Reproduce the listing below exactly. Pictures do not belong in the copy.
◆ ◆ ◆
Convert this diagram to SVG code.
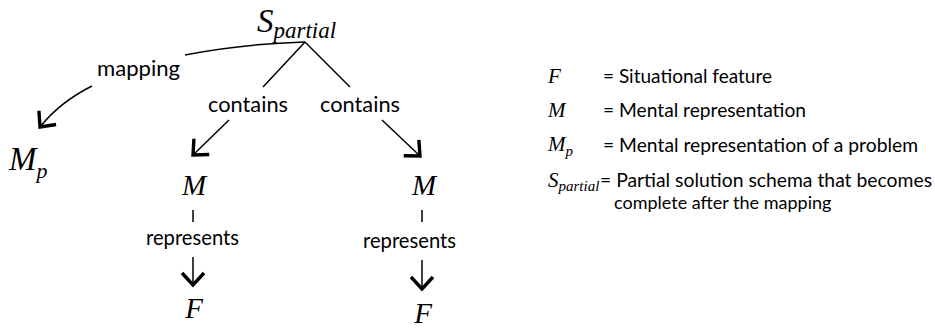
<svg xmlns="http://www.w3.org/2000/svg" width="935" height="331" viewBox="0 0 935 331">
<defs>
<style>
.lbl{font-family:Lato,"Open Sans","Liberation Sans",sans-serif;font-size:21px;fill:#000}
.leg{font-family:Lato,"Open Sans","Liberation Sans",sans-serif;font-size:19px;fill:#000}
.sym{font-family:"Liberation Serif","Times New Roman",serif;font-style:italic;fill:#000}
.ln{fill:none;stroke:#000;stroke-width:1.5}
</style>
<marker id="chev" markerUnits="userSpaceOnUse" markerWidth="30" markerHeight="30" refX="15" refY="15" orient="auto" overflow="visible">
<path d="M3 4 L15 15 L3 26" fill="none" stroke="#000" stroke-width="3.4"/>
</marker>
</defs>
<rect width="935" height="331" fill="#fff"/>
<g id="connectors">
<path class="ln" d="M305 42 Q240 44 185 55"/>
<path class="ln" d="M305 42 L263 87"/>
<path class="ln" d="M305 42 L350 87"/>
<path class="ln" d="M92 86 Q60 102 40 127" marker-end="url(#chev)"/>
<path class="ln" d="M229 120 L193 155" marker-end="url(#chev)"/>
<path class="ln" d="M382 120 L420 156" marker-end="url(#chev)"/>
<path class="ln" d="M193 210 L193 222"/>
<path class="ln" d="M193 257 L193 285" marker-end="url(#chev)"/>
<path class="ln" d="M422 210 L422 222"/>
<path class="ln" d="M422 260 L422 289" marker-end="url(#chev)"/>
</g>
<g id="spartial"><text class="sym" x="257" y="32" font-size="33">S<tspan font-size="23" dy="6">partial</tspan></text></g>
<g id="mapping"><text class="lbl" x="97" y="76" textLength="83" lengthAdjust="spacingAndGlyphs">mapping</text></g>
<g id="mp"><text class="sym" x="9" y="170" font-size="33">M<tspan font-size="22" dy="8">p</tspan></text></g>
<g id="contains1"><text class="lbl" x="208" y="112" textLength="80" lengthAdjust="spacingAndGlyphs">contains</text></g>
<g id="contains2"><text class="lbl" x="320" y="112" textLength="80" lengthAdjust="spacingAndGlyphs">contains</text></g>
<g id="m1"><text class="sym" x="194" y="195" font-size="29" text-anchor="middle">M</text></g>
<g id="m2"><text class="sym" x="424" y="195" font-size="29" text-anchor="middle">M</text></g>
<g id="represents1"><text class="lbl" x="146" y="245" textLength="93" lengthAdjust="spacingAndGlyphs">represents</text></g>
<g id="represents2"><text class="lbl" x="363" y="248" textLength="93" lengthAdjust="spacingAndGlyphs">represents</text></g>
<g id="f1"><text class="sym" x="194" y="318" font-size="29" text-anchor="middle">F</text></g>
<g id="f2"><text class="sym" x="423" y="323" font-size="29" text-anchor="middle">F</text></g>
<g id="legend">
<text class="sym" x="548" y="83" font-size="21">F</text>
<text class="leg" x="603" y="83" textLength="169" lengthAdjust="spacingAndGlyphs">= Situational feature</text>
<text class="sym" x="548" y="117" font-size="21">M</text>
<text class="leg" x="603" y="117" textLength="203" lengthAdjust="spacingAndGlyphs">= Mental representation</text>
<text class="sym" x="548" y="151" font-size="21">M<tspan font-size="15" dy="5">p</tspan></text>
<text class="leg" x="603" y="152" textLength="315" lengthAdjust="spacingAndGlyphs">= Mental representation of a problem</text>
<text class="sym" x="548" y="187" font-size="21">S<tspan font-size="15" dy="4">partial</tspan></text>
<text class="leg" x="600" y="187" textLength="332" lengthAdjust="spacingAndGlyphs">= Partial solution schema that becomes</text>
<text class="leg" x="614" y="209" style="font-size:18px">complete after the mapping</text>
</g>
</svg>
◆ ◆ ◆
- _Final answer_:
Convert this diagram to SVG code.
<svg xmlns="http://www.w3.org/2000/svg" width="935" height="331" viewBox="0 0 935 331">
<defs>
<style>
.lbl{font-family:Lato,"Open Sans","Liberation Sans",sans-serif;font-size:21px;fill:#000}
.leg{font-family:Lato,"Open Sans","Liberation Sans",sans-serif;font-size:19px;fill:#000}
.sym{font-family:"Liberation Serif","Times New Roman",serif;font-style:italic;fill:#000}
.ln{fill:none;stroke:#000;stroke-width:1.5}
</style>
<marker id="chev" markerUnits="userSpaceOnUse" markerWidth="30" markerHeight="30" refX="15" refY="15" orient="auto" overflow="visible">
<path d="M3 4 L15 15 L3 26" fill="none" stroke="#000" stroke-width="3.4"/>
</marker>
</defs>
<rect width="935" height="331" fill="#fff"/>
<g id="connectors">
<path class="ln" d="M305 42 Q240 44 185 55"/>
<path class="ln" d="M305 42 L263 87"/>
<path class="ln" d="M305 42 L350 87"/>
<path class="ln" d="M92 86 Q60 102 40 127" marker-end="url(#chev)"/>
<path class="ln" d="M229 120 L193 155" marker-end="url(#chev)"/>
<path class="ln" d="M382 120 L420 156" marker-end="url(#chev)"/>
<path class="ln" d="M193 210 L193 222"/>
<path class="ln" d="M193 257 L193 285" marker-end="url(#chev)"/>
<path class="ln" d="M422 210 L422 222"/>
<path class="ln" d="M422 260 L422 289" marker-end="url(#chev)"/>
</g>
<g id="spartial"><text class="sym" x="257" y="32" font-size="33">S<tspan font-size="23" dy="6">partial</tspan></text></g>
<g id="mapping"><text class="lbl" x="97" y="76" textLength="83" lengthAdjust="spacingAndGlyphs">mapping</text></g>
<g id="mp"><text class="sym" x="9" y="170" font-size="33">M<tspan font-size="22" dy="8">p</tspan></text></g>
<g id="contains1"><text class="lbl" x="208" y="112" textLength="80" lengthAdjust="spacingAndGlyphs">contains</text></g>
<g id="contains2"><text class="lbl" x="320" y="112" textLength="80" lengthAdjust="spacingAndGlyphs">contains</text></g>
<g id="m1"><text class="sym" x="194" y="195" font-size="29" text-anchor="middle">M</text></g>
<g id="m2"><text class="sym" x="424" y="195" font-size="29" text-anchor="middle">M</text></g>
<g id="represents1"><text class="lbl" x="146" y="245" textLength="93" lengthAdjust="spacingAndGlyphs">represents</text></g>
<g id="represents2"><text class="lbl" x="363" y="248" textLength="93" lengthAdjust="spacingAndGlyphs">represents</text></g>
<g id="f1"><text class="sym" x="194" y="318" font-size="29" text-anchor="middle">F</text></g>
<g id="f2"><text class="sym" x="423" y="323" font-size="29" text-anchor="middle">F</text></g>
<g id="legend">
<text class="sym" x="548" y="83" font-size="21">F</text>
<text class="leg" x="603" y="83" textLength="169" lengthAdjust="spacingAndGlyphs">= Situational feature</text>
<text class="sym" x="548" y="117" font-size="21">M</text>
<text class="leg" x="603" y="117" textLength="203" lengthAdjust="spacingAndGlyphs">= Mental representation</text>
<text class="sym" x="548" y="151" font-size="21">M<tspan font-size="15" dy="5">p</tspan></text>
<text class="leg" x="603" y="152" textLength="315" lengthAdjust="spacingAndGlyphs">= Mental representation of a problem</text>
<text class="sym" x="548" y="187" font-size="21">S<tspan font-size="15" dy="4">partial</tspan></text>
<text class="leg" x="600" y="187" textLength="332" lengthAdjust="spacingAndGlyphs">= Partial solution schema that becomes</text>
<text class="leg" x="614" y="209" style="font-size:18px">complete after the mapping</text>
</g>
</svg>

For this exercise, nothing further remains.